(Dataset items)

start

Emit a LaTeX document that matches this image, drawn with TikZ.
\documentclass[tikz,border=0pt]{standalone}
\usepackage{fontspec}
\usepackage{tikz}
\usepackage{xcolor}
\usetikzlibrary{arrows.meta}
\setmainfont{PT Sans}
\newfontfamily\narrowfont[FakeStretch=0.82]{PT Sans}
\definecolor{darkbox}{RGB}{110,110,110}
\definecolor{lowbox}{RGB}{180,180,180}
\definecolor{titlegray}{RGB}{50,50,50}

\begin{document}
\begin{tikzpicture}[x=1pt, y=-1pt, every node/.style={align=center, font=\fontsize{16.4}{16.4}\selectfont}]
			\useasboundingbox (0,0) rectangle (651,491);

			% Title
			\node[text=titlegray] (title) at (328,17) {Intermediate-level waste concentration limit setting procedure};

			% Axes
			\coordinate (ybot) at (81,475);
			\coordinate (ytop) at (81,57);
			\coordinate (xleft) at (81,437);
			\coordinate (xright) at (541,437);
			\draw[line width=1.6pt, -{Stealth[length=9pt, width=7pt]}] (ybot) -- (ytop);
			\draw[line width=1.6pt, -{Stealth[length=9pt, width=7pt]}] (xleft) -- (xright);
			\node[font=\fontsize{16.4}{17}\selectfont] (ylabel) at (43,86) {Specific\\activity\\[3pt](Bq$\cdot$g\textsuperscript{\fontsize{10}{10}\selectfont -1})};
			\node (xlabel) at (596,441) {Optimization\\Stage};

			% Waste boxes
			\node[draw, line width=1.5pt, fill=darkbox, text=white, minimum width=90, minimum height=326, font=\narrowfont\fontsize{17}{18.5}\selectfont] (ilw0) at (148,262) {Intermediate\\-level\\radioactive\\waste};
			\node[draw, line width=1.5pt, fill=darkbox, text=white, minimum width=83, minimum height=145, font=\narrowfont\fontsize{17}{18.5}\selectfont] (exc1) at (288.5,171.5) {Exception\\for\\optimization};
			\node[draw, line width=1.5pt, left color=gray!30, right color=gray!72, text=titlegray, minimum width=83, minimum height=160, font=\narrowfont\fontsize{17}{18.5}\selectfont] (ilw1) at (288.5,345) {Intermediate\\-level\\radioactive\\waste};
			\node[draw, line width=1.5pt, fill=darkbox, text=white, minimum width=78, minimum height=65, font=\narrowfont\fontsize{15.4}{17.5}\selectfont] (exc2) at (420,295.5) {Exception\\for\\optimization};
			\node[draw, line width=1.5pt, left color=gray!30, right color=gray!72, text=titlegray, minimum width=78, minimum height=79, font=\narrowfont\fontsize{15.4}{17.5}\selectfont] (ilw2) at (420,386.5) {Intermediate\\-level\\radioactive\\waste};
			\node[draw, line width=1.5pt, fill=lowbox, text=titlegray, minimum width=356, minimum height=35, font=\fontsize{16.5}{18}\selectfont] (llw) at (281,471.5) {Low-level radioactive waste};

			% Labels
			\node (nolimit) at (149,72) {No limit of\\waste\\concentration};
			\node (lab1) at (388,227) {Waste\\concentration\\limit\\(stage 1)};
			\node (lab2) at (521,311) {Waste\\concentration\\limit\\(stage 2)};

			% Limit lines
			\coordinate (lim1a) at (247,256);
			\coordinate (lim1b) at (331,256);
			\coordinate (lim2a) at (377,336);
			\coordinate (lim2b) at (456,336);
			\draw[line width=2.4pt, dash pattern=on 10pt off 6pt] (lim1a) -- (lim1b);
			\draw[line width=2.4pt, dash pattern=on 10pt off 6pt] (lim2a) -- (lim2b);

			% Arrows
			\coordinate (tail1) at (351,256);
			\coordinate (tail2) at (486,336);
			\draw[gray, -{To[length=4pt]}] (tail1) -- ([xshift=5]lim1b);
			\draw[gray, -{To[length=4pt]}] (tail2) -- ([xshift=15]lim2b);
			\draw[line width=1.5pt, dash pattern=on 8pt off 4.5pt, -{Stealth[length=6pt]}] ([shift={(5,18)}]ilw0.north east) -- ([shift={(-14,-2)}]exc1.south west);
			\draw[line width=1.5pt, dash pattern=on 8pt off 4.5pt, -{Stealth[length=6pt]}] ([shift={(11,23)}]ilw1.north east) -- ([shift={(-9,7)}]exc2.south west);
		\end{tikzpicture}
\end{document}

end
start

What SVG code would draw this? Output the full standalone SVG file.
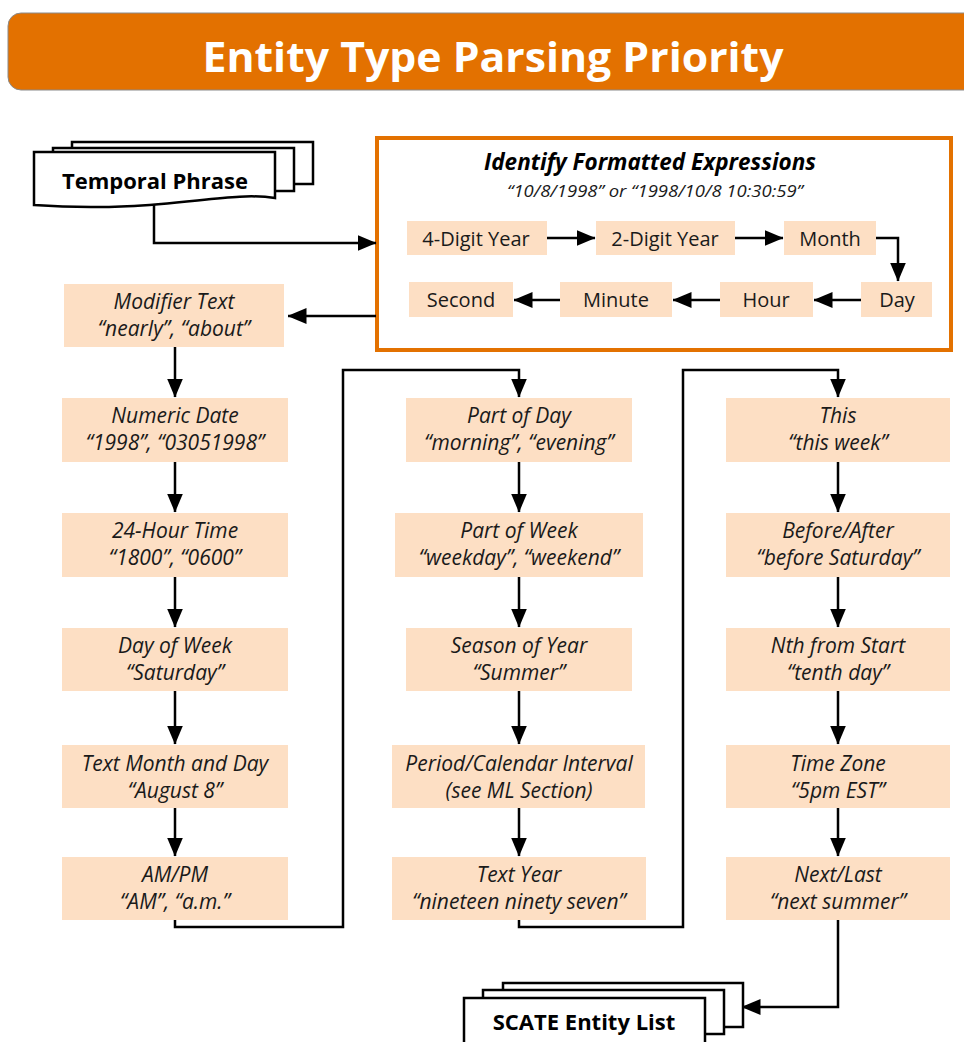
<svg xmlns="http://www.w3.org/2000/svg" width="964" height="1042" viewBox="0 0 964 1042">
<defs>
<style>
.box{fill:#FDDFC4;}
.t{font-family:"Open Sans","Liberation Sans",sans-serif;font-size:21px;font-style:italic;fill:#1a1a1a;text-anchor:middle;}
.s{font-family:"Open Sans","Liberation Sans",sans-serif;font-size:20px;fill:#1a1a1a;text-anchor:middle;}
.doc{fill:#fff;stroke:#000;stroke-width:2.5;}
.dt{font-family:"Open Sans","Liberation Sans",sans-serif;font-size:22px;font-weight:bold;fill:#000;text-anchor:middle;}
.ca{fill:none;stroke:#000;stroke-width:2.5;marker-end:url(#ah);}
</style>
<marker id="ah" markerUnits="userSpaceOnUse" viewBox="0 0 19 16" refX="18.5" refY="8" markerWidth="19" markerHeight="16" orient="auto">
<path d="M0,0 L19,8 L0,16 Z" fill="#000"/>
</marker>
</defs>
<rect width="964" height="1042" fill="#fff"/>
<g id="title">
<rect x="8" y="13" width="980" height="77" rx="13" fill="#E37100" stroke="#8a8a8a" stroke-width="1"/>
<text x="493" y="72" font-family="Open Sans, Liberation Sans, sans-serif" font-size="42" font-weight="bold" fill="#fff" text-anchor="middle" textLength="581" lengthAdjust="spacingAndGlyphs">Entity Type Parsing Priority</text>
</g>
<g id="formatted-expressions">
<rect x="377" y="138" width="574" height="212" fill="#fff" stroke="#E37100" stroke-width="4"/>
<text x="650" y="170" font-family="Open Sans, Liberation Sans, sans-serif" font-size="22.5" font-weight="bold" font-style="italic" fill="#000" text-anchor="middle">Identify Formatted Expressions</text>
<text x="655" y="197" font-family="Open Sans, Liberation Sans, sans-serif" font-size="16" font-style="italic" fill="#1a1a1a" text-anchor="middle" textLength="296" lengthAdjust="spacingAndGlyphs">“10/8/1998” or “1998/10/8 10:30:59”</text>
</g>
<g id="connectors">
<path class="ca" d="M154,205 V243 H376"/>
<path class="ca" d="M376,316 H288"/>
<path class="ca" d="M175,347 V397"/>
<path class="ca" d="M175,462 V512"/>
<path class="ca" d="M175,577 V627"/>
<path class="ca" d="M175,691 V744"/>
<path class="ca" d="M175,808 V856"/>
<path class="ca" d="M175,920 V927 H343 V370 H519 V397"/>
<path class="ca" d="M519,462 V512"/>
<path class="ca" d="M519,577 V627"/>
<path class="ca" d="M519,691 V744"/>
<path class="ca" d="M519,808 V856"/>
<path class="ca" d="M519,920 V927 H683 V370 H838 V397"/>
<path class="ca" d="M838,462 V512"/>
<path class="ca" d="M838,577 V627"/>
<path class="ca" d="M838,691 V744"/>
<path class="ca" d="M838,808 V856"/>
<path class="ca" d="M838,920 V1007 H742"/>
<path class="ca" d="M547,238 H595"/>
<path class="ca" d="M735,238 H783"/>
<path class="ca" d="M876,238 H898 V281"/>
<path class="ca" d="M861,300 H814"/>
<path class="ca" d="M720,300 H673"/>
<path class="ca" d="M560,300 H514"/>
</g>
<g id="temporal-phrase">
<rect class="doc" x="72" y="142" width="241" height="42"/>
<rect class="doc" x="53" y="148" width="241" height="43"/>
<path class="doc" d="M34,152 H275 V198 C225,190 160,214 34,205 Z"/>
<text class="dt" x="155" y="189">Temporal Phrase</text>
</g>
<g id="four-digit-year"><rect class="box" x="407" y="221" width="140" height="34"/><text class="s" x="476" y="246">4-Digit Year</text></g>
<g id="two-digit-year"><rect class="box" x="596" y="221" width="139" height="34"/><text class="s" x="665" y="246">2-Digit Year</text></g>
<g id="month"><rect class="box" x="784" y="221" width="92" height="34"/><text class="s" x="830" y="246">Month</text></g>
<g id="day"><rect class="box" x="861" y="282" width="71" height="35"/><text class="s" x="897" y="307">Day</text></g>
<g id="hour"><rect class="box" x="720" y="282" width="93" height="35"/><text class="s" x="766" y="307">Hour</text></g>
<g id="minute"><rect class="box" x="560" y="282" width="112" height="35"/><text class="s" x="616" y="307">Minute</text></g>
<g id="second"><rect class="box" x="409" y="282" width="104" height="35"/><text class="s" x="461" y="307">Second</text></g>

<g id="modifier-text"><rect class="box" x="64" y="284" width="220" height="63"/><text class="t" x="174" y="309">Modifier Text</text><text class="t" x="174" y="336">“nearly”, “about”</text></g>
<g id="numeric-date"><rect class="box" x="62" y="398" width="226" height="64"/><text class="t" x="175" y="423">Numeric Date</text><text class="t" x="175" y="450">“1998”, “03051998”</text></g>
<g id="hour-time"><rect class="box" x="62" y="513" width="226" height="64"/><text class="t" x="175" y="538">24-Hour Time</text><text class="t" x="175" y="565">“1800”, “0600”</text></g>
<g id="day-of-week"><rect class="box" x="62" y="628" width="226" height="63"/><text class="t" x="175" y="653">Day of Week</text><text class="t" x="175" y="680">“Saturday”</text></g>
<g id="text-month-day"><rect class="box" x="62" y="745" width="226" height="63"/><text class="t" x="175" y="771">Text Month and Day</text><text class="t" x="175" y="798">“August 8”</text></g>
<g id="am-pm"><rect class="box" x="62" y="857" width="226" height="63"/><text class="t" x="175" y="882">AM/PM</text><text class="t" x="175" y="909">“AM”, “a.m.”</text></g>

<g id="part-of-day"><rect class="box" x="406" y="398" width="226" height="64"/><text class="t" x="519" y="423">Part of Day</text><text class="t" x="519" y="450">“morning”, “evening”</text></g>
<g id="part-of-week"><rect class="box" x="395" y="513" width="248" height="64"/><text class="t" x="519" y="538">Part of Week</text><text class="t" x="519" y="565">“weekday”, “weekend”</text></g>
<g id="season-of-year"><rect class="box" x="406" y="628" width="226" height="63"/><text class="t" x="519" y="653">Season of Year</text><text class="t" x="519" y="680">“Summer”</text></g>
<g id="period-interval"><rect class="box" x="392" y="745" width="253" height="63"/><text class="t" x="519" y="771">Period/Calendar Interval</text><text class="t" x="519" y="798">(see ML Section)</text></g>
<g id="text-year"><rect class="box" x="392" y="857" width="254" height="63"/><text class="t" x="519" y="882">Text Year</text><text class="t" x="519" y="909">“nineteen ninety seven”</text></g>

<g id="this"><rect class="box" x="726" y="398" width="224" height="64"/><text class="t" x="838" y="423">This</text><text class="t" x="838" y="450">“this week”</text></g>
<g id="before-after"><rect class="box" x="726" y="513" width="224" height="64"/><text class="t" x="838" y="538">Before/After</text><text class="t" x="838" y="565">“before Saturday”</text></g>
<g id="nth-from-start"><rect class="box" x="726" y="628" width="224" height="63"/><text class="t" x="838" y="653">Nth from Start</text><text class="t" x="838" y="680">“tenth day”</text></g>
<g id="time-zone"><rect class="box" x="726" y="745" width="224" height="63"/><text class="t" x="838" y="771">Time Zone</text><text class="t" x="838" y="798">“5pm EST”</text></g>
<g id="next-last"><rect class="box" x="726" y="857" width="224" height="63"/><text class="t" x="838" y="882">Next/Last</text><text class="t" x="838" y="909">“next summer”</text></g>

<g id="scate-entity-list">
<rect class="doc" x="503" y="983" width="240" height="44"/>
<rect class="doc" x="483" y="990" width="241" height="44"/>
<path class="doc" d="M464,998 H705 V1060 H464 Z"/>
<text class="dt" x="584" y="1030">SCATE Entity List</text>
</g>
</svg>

end

> **Goal**:
Would you quote everything above from the line containing "Emit a LaTeX" down to the line containing "(xlabel) at (596,441)"? Include both of those lines and nothing else.

> **Solution to this task**:
Emit a LaTeX document that matches this image, drawn with TikZ.
\documentclass[tikz,border=0pt]{standalone}
\usepackage{fontspec}
\usepackage{tikz}
\usepackage{xcolor}
\usetikzlibrary{arrows.meta}
\setmainfont{PT Sans}
\newfontfamily\narrowfont[FakeStretch=0.82]{PT Sans}
\definecolor{darkbox}{RGB}{110,110,110}
\definecolor{lowbox}{RGB}{180,180,180}
\definecolor{titlegray}{RGB}{50,50,50}

\begin{document}
\begin{tikzpicture}[x=1pt, y=-1pt, every node/.style={align=center, font=\fontsize{16.4}{16.4}\selectfont}]
			\useasboundingbox (0,0) rectangle (651,491);

			% Title
			\node[text=titlegray] (title) at (328,17) {Intermediate-level waste concentration limit setting procedure};

			% Axes
			\coordinate (ybot) at (81,475);
			\coordinate (ytop) at (81,57);
			\coordinate (xleft) at (81,437);
			\coordinate (xright) at (541,437);
			\draw[line width=1.6pt, -{Stealth[length=9pt, width=7pt]}] (ybot) -- (ytop);
			\draw[line width=1.6pt, -{Stealth[length=9pt, width=7pt]}] (xleft) -- (xright);
			\node[font=\fontsize{16.4}{17}\selectfont] (ylabel) at (43,86) {Specific\\activity\\[3pt](Bq$\cdot$g\textsuperscript{\fontsize{10}{10}\selectfont -1})};
			\node (xlabel) at (596,441) {Optimization\\Stage};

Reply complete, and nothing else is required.